* _TASK MATERIAL_:

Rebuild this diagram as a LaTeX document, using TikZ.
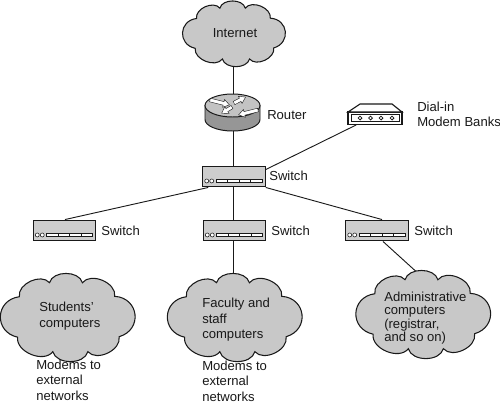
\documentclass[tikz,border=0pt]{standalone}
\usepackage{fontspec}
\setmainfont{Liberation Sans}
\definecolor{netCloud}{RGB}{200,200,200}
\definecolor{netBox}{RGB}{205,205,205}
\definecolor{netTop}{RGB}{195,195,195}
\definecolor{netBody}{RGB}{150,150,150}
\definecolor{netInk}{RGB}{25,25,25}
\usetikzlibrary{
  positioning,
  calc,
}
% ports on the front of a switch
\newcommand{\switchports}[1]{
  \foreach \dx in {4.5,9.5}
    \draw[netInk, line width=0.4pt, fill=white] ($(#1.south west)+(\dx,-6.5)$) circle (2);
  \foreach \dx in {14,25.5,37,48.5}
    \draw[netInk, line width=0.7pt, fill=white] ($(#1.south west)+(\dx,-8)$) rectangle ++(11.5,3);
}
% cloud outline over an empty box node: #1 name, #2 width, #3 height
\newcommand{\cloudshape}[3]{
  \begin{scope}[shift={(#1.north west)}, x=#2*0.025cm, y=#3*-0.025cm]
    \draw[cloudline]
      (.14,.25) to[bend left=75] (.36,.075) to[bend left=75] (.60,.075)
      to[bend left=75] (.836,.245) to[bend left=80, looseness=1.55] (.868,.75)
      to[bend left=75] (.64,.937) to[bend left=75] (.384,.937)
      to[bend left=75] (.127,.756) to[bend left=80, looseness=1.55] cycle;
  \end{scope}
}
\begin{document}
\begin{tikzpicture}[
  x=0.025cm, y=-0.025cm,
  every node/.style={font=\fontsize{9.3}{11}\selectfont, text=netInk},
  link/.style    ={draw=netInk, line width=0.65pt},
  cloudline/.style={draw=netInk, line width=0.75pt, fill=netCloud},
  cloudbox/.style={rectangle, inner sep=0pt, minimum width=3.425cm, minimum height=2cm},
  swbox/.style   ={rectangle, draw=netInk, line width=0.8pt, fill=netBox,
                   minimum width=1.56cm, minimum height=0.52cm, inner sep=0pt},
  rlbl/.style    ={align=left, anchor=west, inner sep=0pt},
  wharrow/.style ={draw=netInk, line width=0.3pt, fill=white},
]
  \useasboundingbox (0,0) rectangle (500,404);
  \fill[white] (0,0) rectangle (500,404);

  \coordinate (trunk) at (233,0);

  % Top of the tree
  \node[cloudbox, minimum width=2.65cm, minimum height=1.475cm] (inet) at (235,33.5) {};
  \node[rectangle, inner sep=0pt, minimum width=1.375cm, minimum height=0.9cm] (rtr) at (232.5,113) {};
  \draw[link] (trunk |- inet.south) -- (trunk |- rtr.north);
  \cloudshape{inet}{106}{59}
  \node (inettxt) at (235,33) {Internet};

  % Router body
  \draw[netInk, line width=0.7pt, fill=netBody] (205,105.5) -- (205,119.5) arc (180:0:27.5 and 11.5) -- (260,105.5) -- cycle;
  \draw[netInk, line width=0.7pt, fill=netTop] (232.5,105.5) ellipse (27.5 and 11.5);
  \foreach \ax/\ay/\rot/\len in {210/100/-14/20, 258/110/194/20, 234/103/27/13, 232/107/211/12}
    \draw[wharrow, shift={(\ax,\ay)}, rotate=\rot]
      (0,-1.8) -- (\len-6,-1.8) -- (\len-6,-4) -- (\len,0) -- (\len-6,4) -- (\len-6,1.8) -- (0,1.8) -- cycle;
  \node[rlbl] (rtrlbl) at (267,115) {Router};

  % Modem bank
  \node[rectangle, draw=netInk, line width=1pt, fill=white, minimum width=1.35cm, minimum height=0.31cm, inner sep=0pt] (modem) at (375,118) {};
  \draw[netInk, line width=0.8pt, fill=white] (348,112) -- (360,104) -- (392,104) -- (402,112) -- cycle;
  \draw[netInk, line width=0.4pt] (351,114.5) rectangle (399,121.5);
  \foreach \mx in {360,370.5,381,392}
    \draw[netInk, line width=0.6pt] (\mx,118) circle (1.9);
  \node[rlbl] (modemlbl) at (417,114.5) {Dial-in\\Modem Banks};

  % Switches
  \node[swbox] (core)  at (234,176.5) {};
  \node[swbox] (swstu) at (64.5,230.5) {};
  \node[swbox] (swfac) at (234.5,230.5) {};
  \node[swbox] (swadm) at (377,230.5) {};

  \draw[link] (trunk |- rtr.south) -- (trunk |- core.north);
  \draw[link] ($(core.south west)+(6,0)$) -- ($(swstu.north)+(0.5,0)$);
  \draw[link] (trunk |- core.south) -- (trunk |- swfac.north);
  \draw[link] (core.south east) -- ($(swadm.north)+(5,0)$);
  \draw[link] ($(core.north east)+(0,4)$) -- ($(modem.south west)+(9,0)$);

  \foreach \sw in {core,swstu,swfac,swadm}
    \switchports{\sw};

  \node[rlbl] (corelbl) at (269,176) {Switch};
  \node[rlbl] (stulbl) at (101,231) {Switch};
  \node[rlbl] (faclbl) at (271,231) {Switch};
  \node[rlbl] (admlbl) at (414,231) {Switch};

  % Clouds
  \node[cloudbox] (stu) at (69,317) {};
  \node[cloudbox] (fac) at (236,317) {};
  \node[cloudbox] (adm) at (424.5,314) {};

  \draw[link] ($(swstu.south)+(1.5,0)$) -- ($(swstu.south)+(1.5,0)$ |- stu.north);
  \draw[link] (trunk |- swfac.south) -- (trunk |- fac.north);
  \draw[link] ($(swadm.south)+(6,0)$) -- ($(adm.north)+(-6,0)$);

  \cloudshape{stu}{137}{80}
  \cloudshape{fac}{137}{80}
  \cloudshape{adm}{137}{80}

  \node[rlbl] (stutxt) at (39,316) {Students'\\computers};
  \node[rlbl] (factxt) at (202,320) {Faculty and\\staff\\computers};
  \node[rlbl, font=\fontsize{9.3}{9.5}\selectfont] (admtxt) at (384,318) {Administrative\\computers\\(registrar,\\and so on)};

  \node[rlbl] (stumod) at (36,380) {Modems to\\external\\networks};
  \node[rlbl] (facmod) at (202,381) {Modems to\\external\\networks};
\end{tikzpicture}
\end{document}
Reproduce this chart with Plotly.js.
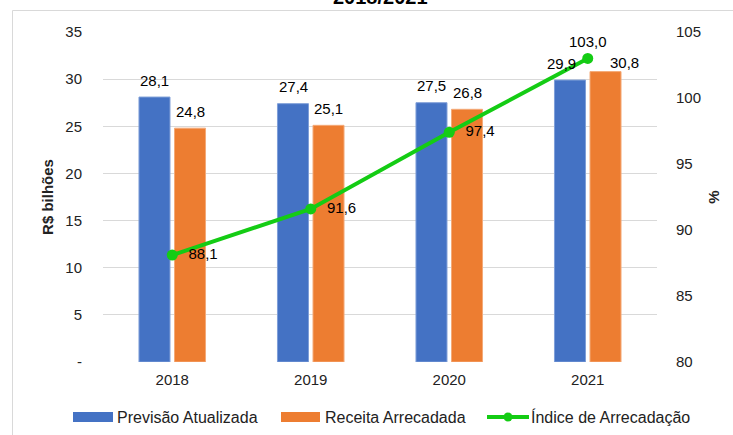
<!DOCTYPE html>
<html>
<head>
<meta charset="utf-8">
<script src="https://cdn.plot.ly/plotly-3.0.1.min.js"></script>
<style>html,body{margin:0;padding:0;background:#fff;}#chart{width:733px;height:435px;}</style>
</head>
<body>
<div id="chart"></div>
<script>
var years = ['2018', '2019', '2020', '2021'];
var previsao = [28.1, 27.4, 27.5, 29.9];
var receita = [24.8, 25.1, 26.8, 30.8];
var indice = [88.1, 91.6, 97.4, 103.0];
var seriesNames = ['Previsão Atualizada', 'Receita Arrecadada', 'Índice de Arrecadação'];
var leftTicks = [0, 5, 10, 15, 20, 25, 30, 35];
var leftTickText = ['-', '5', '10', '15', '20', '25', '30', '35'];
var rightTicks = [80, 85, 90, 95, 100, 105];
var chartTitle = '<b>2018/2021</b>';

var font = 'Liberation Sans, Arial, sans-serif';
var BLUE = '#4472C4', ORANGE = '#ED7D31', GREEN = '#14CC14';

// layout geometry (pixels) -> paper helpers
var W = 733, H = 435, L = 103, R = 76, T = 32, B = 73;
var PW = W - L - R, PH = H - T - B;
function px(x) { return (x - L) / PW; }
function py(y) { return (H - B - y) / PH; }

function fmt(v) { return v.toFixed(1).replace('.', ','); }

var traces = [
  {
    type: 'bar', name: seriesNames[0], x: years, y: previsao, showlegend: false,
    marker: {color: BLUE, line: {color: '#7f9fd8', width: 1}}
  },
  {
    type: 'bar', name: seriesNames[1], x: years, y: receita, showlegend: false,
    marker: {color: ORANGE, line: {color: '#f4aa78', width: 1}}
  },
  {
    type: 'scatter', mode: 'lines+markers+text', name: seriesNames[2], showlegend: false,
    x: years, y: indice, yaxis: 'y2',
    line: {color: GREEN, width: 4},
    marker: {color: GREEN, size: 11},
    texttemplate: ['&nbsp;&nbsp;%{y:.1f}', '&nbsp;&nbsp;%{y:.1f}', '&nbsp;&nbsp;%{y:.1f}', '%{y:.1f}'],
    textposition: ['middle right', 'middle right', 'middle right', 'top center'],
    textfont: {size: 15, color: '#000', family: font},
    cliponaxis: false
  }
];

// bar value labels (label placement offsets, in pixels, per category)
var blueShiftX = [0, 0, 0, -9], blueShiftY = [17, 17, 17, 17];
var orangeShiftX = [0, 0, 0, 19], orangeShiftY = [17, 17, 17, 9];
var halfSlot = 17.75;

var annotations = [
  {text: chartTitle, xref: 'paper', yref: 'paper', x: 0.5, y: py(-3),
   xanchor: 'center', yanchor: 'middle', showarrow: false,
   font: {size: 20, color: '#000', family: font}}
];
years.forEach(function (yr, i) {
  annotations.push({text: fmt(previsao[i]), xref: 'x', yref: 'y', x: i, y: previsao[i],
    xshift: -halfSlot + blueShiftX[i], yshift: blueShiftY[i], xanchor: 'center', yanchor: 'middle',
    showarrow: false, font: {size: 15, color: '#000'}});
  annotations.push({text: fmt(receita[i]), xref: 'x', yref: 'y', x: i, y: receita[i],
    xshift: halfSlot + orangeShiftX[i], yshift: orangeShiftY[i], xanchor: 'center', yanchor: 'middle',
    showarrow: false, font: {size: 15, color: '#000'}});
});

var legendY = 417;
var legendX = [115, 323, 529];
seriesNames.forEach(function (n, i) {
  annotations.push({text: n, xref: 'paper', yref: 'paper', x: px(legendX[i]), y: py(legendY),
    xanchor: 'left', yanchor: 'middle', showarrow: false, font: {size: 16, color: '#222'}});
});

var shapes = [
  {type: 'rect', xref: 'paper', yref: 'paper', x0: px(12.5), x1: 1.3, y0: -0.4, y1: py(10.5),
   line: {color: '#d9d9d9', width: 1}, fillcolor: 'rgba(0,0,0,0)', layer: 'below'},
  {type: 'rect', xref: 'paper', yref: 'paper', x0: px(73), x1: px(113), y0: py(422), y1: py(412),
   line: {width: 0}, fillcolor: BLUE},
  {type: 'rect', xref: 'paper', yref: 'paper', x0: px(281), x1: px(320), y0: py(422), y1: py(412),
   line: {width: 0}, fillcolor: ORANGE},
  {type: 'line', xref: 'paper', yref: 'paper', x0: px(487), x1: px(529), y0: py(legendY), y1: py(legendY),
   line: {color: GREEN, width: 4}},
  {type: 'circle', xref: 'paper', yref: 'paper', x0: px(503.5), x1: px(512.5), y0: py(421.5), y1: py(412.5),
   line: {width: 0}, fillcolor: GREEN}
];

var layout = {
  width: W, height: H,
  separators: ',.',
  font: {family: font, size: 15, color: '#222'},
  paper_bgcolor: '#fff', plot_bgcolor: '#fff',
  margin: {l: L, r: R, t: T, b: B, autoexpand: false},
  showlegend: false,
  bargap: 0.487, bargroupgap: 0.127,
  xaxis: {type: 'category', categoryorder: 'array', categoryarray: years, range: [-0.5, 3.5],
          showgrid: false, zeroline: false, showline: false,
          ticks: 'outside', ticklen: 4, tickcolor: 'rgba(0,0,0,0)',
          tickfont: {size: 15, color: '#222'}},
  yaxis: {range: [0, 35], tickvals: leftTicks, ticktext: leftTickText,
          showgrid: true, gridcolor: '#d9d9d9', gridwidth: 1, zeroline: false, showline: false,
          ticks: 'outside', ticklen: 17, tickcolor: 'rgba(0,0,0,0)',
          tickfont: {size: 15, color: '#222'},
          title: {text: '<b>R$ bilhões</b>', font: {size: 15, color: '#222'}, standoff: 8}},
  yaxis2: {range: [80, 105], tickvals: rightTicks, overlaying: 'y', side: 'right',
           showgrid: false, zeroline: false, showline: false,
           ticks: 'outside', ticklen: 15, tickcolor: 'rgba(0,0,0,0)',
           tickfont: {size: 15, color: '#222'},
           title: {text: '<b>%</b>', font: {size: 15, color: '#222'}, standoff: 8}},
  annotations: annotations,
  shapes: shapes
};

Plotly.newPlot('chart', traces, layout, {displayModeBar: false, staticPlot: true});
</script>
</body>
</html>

* _WRITTEN REQUEST_: Reproduce the data above exactly, but only from the line containing "Reproduce this chart with Plotly.js." through the line containing "var halfSlot = 17.75;"; skip the pictures.

* _ANSWER TO THE PROBLEM_:
Reproduce this chart with Plotly.js.
<!DOCTYPE html>
<html>
<head>
<meta charset="utf-8">
<script src="https://cdn.plot.ly/plotly-3.0.1.min.js"></script>
<style>html,body{margin:0;padding:0;background:#fff;}#chart{width:733px;height:435px;}</style>
</head>
<body>
<div id="chart"></div>
<script>
var years = ['2018', '2019', '2020', '2021'];
var previsao = [28.1, 27.4, 27.5, 29.9];
var receita = [24.8, 25.1, 26.8, 30.8];
var indice = [88.1, 91.6, 97.4, 103.0];
var seriesNames = ['Previsão Atualizada', 'Receita Arrecadada', 'Índice de Arrecadação'];
var leftTicks = [0, 5, 10, 15, 20, 25, 30, 35];
var leftTickText = ['-', '5', '10', '15', '20', '25', '30', '35'];
var rightTicks = [80, 85, 90, 95, 100, 105];
var chartTitle = '<b>2018/2021</b>';

var font = 'Liberation Sans, Arial, sans-serif';
var BLUE = '#4472C4', ORANGE = '#ED7D31', GREEN = '#14CC14';

// layout geometry (pixels) -> paper helpers
var W = 733, H = 435, L = 103, R = 76, T = 32, B = 73;
var PW = W - L - R, PH = H - T - B;
function px(x) { return (x - L) / PW; }
function py(y) { return (H - B - y) / PH; }

function fmt(v) { return v.toFixed(1).replace('.', ','); }

var traces = [
  {
    type: 'bar', name: seriesNames[0], x: years, y: previsao, showlegend: false,
    marker: {color: BLUE, line: {color: '#7f9fd8', width: 1}}
  },
  {
    type: 'bar', name: seriesNames[1], x: years, y: receita, showlegend: false,
    marker: {color: ORANGE, line: {color: '#f4aa78', width: 1}}
  },
  {
    type: 'scatter', mode: 'lines+markers+text', name: seriesNames[2], showlegend: false,
    x: years, y: indice, yaxis: 'y2',
    line: {color: GREEN, width: 4},
    marker: {color: GREEN, size: 11},
    texttemplate: ['&nbsp;&nbsp;%{y:.1f}', '&nbsp;&nbsp;%{y:.1f}', '&nbsp;&nbsp;%{y:.1f}', '%{y:.1f}'],
    textposition: ['middle right', 'middle right', 'middle right', 'top center'],
    textfont: {size: 15, color: '#000', family: font},
    cliponaxis: false
  }
];

// bar value labels (label placement offsets, in pixels, per category)
var blueShiftX = [0, 0, 0, -9], blueShiftY = [17, 17, 17, 17];
var orangeShiftX = [0, 0, 0, 19], orangeShiftY = [17, 17, 17, 9];
var halfSlot = 17.75;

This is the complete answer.